_Task brief_
Omit all pictures. Copy the rest of the material exactly.

_Entries taken from a collection_
..............................
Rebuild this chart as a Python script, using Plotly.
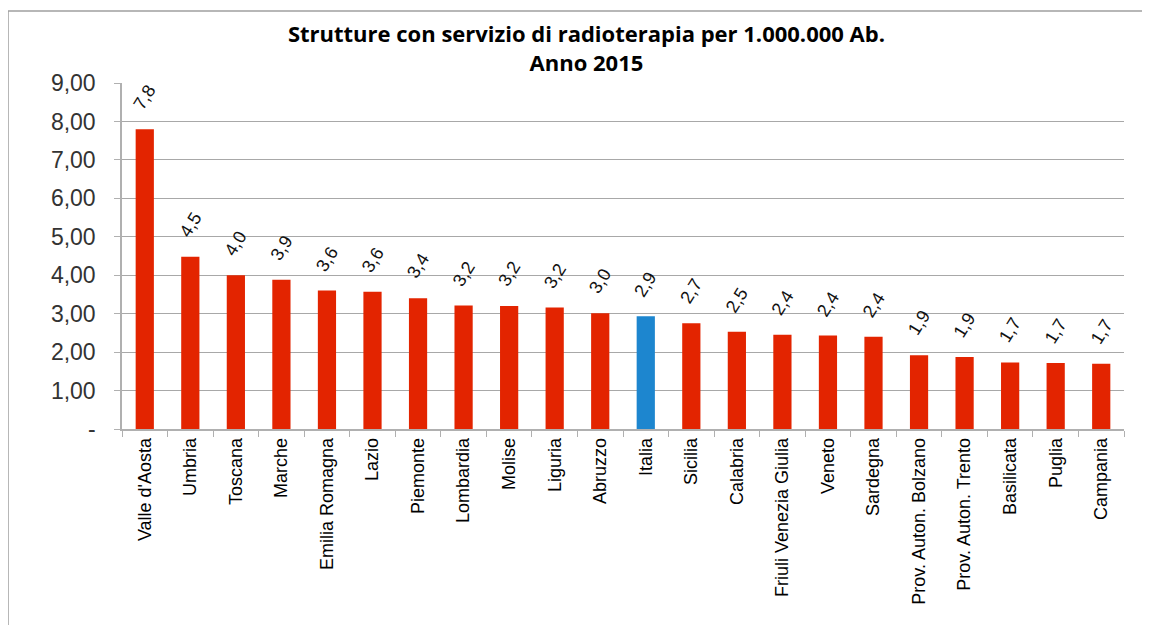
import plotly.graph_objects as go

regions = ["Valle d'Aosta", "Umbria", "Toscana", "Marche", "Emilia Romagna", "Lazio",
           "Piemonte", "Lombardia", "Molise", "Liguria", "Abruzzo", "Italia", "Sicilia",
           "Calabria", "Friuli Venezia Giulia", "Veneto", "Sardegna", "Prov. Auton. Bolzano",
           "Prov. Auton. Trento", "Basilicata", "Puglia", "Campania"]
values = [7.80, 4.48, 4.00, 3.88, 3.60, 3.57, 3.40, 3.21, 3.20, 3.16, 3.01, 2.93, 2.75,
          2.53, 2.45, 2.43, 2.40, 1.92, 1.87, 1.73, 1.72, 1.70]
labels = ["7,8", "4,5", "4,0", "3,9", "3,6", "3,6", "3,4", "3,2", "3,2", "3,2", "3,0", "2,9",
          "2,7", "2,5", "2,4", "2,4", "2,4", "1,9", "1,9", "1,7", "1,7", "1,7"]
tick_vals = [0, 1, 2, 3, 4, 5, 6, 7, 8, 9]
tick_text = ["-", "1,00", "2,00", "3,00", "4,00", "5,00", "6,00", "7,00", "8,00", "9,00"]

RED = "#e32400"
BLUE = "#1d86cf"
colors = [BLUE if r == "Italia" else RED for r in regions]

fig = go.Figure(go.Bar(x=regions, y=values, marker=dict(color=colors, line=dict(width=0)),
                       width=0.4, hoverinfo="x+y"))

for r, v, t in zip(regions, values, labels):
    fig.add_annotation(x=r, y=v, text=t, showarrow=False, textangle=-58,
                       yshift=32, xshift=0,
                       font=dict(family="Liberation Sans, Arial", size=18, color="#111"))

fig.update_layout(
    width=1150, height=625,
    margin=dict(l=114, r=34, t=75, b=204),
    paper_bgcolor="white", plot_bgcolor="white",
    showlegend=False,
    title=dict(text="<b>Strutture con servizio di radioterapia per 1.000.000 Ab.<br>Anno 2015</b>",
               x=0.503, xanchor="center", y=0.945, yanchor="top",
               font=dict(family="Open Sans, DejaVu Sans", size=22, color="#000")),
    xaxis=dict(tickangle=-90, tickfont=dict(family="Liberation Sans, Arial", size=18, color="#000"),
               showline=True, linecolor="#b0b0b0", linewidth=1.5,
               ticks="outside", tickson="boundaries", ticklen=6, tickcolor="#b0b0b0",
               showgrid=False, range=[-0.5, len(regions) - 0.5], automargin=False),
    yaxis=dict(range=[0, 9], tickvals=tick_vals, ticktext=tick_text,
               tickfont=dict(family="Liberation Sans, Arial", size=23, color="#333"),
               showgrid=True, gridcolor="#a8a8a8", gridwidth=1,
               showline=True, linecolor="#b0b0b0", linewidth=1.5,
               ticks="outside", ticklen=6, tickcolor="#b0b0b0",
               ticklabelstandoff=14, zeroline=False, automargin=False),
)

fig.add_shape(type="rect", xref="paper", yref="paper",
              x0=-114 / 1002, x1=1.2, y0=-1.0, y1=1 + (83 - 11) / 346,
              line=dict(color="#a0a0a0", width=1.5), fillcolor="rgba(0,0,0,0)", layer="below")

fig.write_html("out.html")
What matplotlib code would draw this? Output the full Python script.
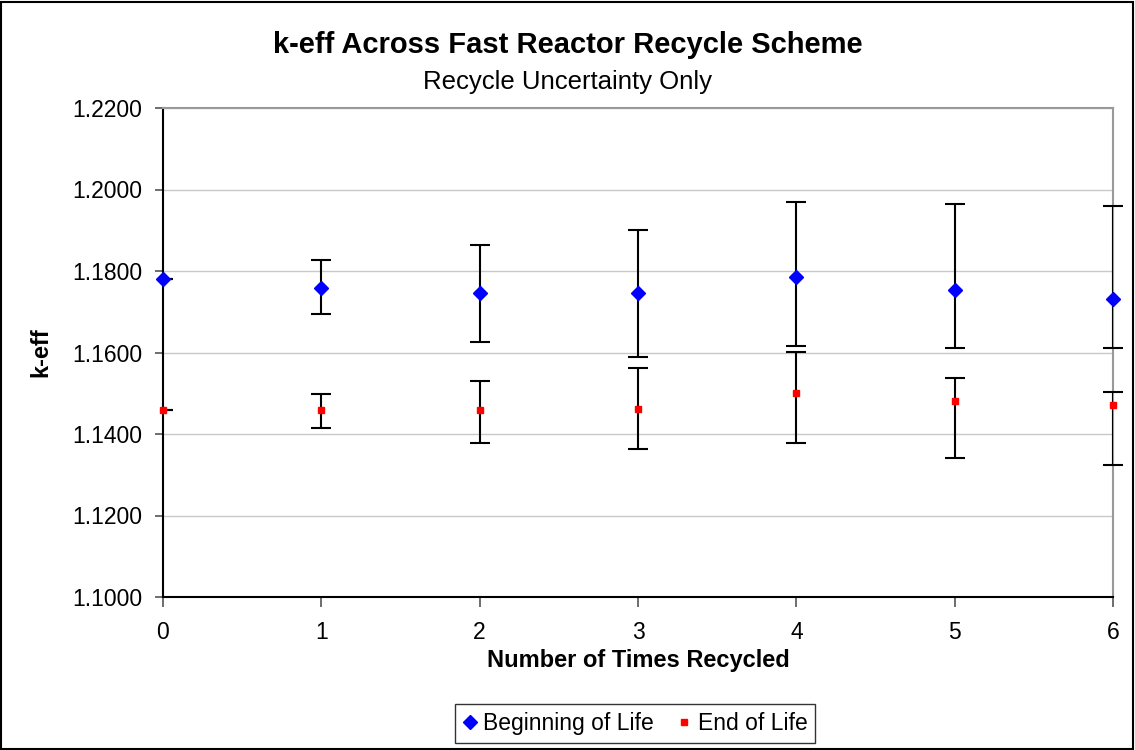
..............................
_Answer to the exercise_
Rebuild this chart as a Python script, using Plotly.
import plotly.graph_objects as go

regions = ["Valle d'Aosta", "Umbria", "Toscana", "Marche", "Emilia Romagna", "Lazio",
           "Piemonte", "Lombardia", "Molise", "Liguria", "Abruzzo", "Italia", "Sicilia",
           "Calabria", "Friuli Venezia Giulia", "Veneto", "Sardegna", "Prov. Auton. Bolzano",
           "Prov. Auton. Trento", "Basilicata", "Puglia", "Campania"]
values = [7.80, 4.48, 4.00, 3.88, 3.60, 3.57, 3.40, 3.21, 3.20, 3.16, 3.01, 2.93, 2.75,
          2.53, 2.45, 2.43, 2.40, 1.92, 1.87, 1.73, 1.72, 1.70]
labels = ["7,8", "4,5", "4,0", "3,9", "3,6", "3,6", "3,4", "3,2", "3,2", "3,2", "3,0", "2,9",
          "2,7", "2,5", "2,4", "2,4", "2,4", "1,9", "1,9", "1,7", "1,7", "1,7"]
tick_vals = [0, 1, 2, 3, 4, 5, 6, 7, 8, 9]
tick_text = ["-", "1,00", "2,00", "3,00", "4,00", "5,00", "6,00", "7,00", "8,00", "9,00"]

RED = "#e32400"
BLUE = "#1d86cf"
colors = [BLUE if r == "Italia" else RED for r in regions]

fig = go.Figure(go.Bar(x=regions, y=values, marker=dict(color=colors, line=dict(width=0)),
                       width=0.4, hoverinfo="x+y"))

for r, v, t in zip(regions, values, labels):
    fig.add_annotation(x=r, y=v, text=t, showarrow=False, textangle=-58,
                       yshift=32, xshift=0,
                       font=dict(family="Liberation Sans, Arial", size=18, color="#111"))

fig.update_layout(
    width=1150, height=625,
    margin=dict(l=114, r=34, t=75, b=204),
    paper_bgcolor="white", plot_bgcolor="white",
    showlegend=False,
    title=dict(text="<b>Strutture con servizio di radioterapia per 1.000.000 Ab.<br>Anno 2015</b>",
               x=0.503, xanchor="center", y=0.945, yanchor="top",
               font=dict(family="Open Sans, DejaVu Sans", size=22, color="#000")),
    xaxis=dict(tickangle=-90, tickfont=dict(family="Liberation Sans, Arial", size=18, color="#000"),
               showline=True, linecolor="#b0b0b0", linewidth=1.5,
               ticks="outside", tickson="boundaries", ticklen=6, tickcolor="#b0b0b0",
               showgrid=False, range=[-0.5, len(regions) - 0.5], automargin=False),
    yaxis=dict(range=[0, 9], tickvals=tick_vals, ticktext=tick_text,
               tickfont=dict(family="Liberation Sans, Arial", size=23, color="#333"),
               showgrid=True, gridcolor="#a8a8a8", gridwidth=1,
               showline=True, linecolor="#b0b0b0", linewidth=1.5,
               ticks="outside", ticklen=6, tickcolor="#b0b0b0",
               ticklabelstandoff=14, zeroline=False, automargin=False),
)

fig.add_shape(type="rect", xref="paper", yref="paper",
              x0=-114 / 1002, x1=1.2, y0=-1.0, y1=1 + (83 - 11) / 346,
              line=dict(color="#a0a0a0", width=1.5), fillcolor="rgba(0,0,0,0)", layer="below")

fig.write_html("out.html")
What matplotlib code would draw this? Output the full Python script.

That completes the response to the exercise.